The Perks of Being a Wallflower

Hello, everyone — happy Summer!  As promised I have my review of my Favorite Book of All Time, Stephen Chbosky’s The Perks of Being a Wallflower.  I plan to read a new book every week this summer and post my reviews on Wednesdays, but this week, I broke down with one that I’ve already read.  If you’ve seen the movie but haven’t read the book, please know that the latter is a much more meaningful experience.  Maybe that’s a cliché, but it really is true!

The Perks of Being a Wallflower is narrated by Charlie, a misfit high school freshmen who is learning to cope with the death of his best friend, Michael, and his troubled Aunt Helen.  Since Michael’s suicide the previous year, Charlie has lost all of his friends, and is now navigating his brutally-honest high school experience alone.  That is, until he meets senior step-siblings Sam and Patrick, who introduce him to their own friend group.
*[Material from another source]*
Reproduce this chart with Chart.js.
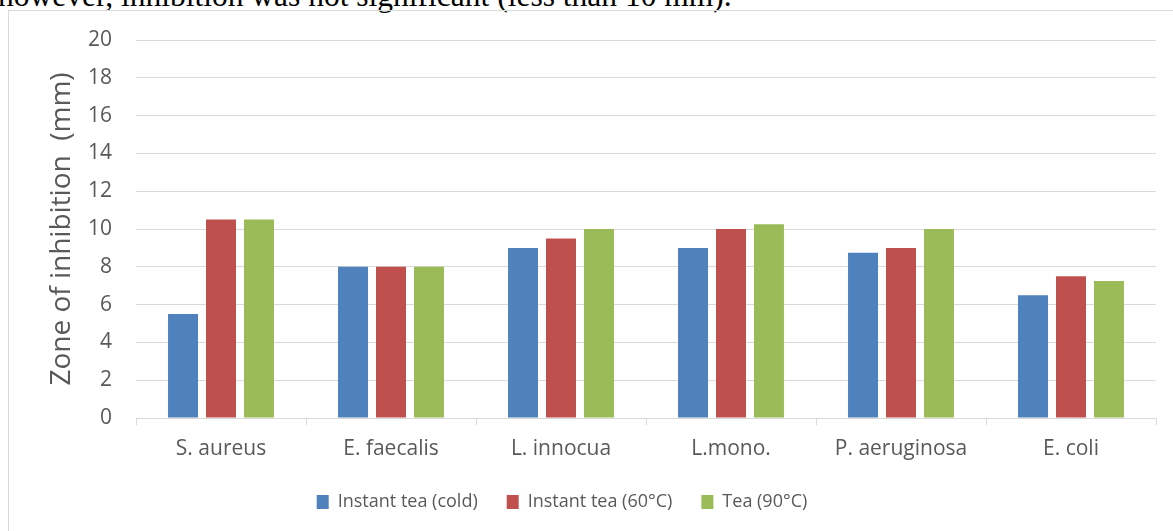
<!DOCTYPE html>
<html>
<head>
<meta charset="utf-8">
<title>Zone of inhibition</title>
<script src="https://cdn.jsdelivr.net/npm/chart.js@4.4.1/dist/chart.umd.min.js"></script>
<style>
  html, body { margin: 0; padding: 0; background: #fff; }
  body { width: 1173px; height: 531px; position: relative; overflow: hidden; }
  #caption {
    position: absolute; left: -2px; top: -20px; white-space: nowrap; line-height: 1;
    font-family: "Liberation Serif", "DejaVu Serif", serif; font-size: 31.5px; color: #000;
  }
  #frame {
    position: absolute; left: 8px; top: 10px; width: 1180px; height: 540px;
    border: 1px solid #d9d9d9; box-sizing: border-box;
  }
  #wrap { position: absolute; left: 0; top: 0; width: 1173px; height: 531px; }
</style>
</head>
<body>
<div id="caption">however, inhibition was not significant (less than 10 mm).</div>
<div id="frame"></div>
<div id="wrap"><canvas id="chart" width="1173" height="531"></canvas></div>
<script>
// Bacteria tested
const categories = ['S. aureus', 'E. faecalis', 'L. innocua', 'L.mono.', 'P. aeruginosa', 'E. coli'];

// Inhibition zone diameters (mm)
const instantCold = [5.5, 8, 9, 9, 8.75, 6.5];
const instant60 = [10.5, 8, 9.5, 10, 9, 7.5];
const tea90 = [10.5, 8, 10, 10.25, 10, 7.25];

const seriesNames = ['Instant tea (cold)', 'Instant tea (60°C)', 'Tea (90°C)'];
const yTicks = [0, 2, 4, 6, 8, 10, 12, 14, 16, 18, 20];

const FONT = '"Open Sans", "Noto Sans", sans-serif';
const TEXT = '#595959';
const GRID = '#d9d9d9';

const colors = ['#4F81BD', '#C0504D', '#9BBB59'];
const values = [instantCold, instant60, tea90];

// Shift the legend row left so it sits under the middle of the frame
const legendShift = {
  id: 'legendShift',
  afterLayout(chart) {
    const lg = chart.legend;
    if (lg) { lg.left -= 36; lg.right -= 36; }
  }
};

new Chart(document.getElementById('chart'), {
  type: 'bar',
  data: {
    labels: categories,
    datasets: values.map((v, i) => ({
      label: seriesNames[i],
      data: v,
      backgroundColor: colors[i],
      borderWidth: 0,
      categoryPercentage: 0.67,
      barPercentage: 0.79
    }))
  },
  plugins: [legendShift],
  options: {
    responsive: false,
    animation: false,
    layout: { padding: { left: 40, right: 17, top: 40, bottom: 10 } },
    plugins: {
      tooltip: { enabled: false },
      legend: {
        position: 'bottom',
        labels: {
          font: { family: FONT, size: 18 },
          color: TEXT,
          boxWidth: 12,
          boxHeight: 14,
          padding: 29
        }
      }
    },
    scales: {
      x: {
        grid: {
          offset: true,
          drawOnChartArea: false,
          drawTicks: true,
          tickLength: 7,
          color: GRID,
          lineWidth: 1
        },
        border: { display: true, color: GRID, width: 1 },
        ticks: {
          font: { family: FONT, size: 21 },
          color: TEXT,
          padding: 11,
          maxRotation: 0
        },
        afterFit: (s) => { s.height = 46; }
      },
      y: {
        min: 0,
        max: 20,
        afterBuildTicks: (s) => { s.ticks = yTicks.map(v => ({ value: v })); },
        grid: { color: GRID, lineWidth: 1, drawTicks: false },
        border: { display: false },
        ticks: {
          font: { family: FONT, size: 21 },
          color: TEXT,
          padding: 24
        },
        title: {
          display: true,
          text: 'Zone of inhibition  (mm)',
          font: { family: FONT, size: 28 },
          color: TEXT,
          padding: { top: 5, bottom: 0 }
        },
        afterFit: (s) => { s.width = 96; }
      }
    }
  }
});
</script>
</body>
</html>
The friends quickly deem Charlie a “wallflower”, explaining that he holds back in social situations, but understands what is going on around him.  Charlie quickly falls in love with Sam, who is in a relationship with someone else, but still has a soft spot for Charlie, and maintains a close friendship with him.  With his new friend group, Charlie experiments with drugs, smoking, parties, and dating, and discovers his sexuality for the first time.  He also cultivates a love of reading and music, and shares his passions with his new friends and English teacher.

WARNING:  Spoilers Ahead!

Of course, nothing is perfect.  His family relationships strain, especially with his sister, who has an abusive boyfriend, reflective of several other women in the novel.  Only after she has an abortion does his sister regain control of her own life, often urging Charlie not to tell anyone of her troubles.  The usual escape from his family life is with his friends, but Charlie finds himself in a relationship with Sam’s friend, Mary Elizabeth, even though he does not have feelings for her and would rather be with Sam.  When the truth is revealed, they both refuse to speak to him, and Patrick advises Charlie to stay away.  In their time apart, Charlie falls into a depression, and is fearful of where it might lead him.  Fortunately, Charlie reunites with them, but their time left together is limited.  When they eventually depart for college, Charlie suffers a breakdown, and comes to realize that his Aunt Helen actually did some horrible things.  After being hospitalized for the summer to cope with his mental instability, Charlie finally comes to terms with his present state and reunites with his friends, finally accepting where he is in life.

Why I love it:  The Perks of Being a Wallflower provides not only the most brutally honest depiction of high school life that I’ve ever read, but it’s also insightful as hell!  It seamlessly features a plethora of social issues without being snobbish or self-serving.  However, the most captivating part is the emotion and innocence with which Chbosky writes, and every word has a purpose in emulating this.  I will warn you, though, this novel is not one for sensitive readers — it has been featured on a number of banned book lists — because its content is unfiltered.  Frankly, The Perks of Being a Wallflower will break you; it will also put the pieces back together, but it a new way.

perks seat

 

My Summer Reading Challenge

Hey, guys!  For my first reading post ever, I’ve decided to challenge myself to read at least one book a week this summer vacation and post a summary/review about it!  I’ll probably be sticking to classic novels for the most part, but the general guideline is novels that make me think.  I’ve just read the Perks of Being a Wallflower (again), and even though it isn’t classic literature, it definitely is my favorite novel of all time.  I hope to make it my first review — maybe it might bring me a little good luck!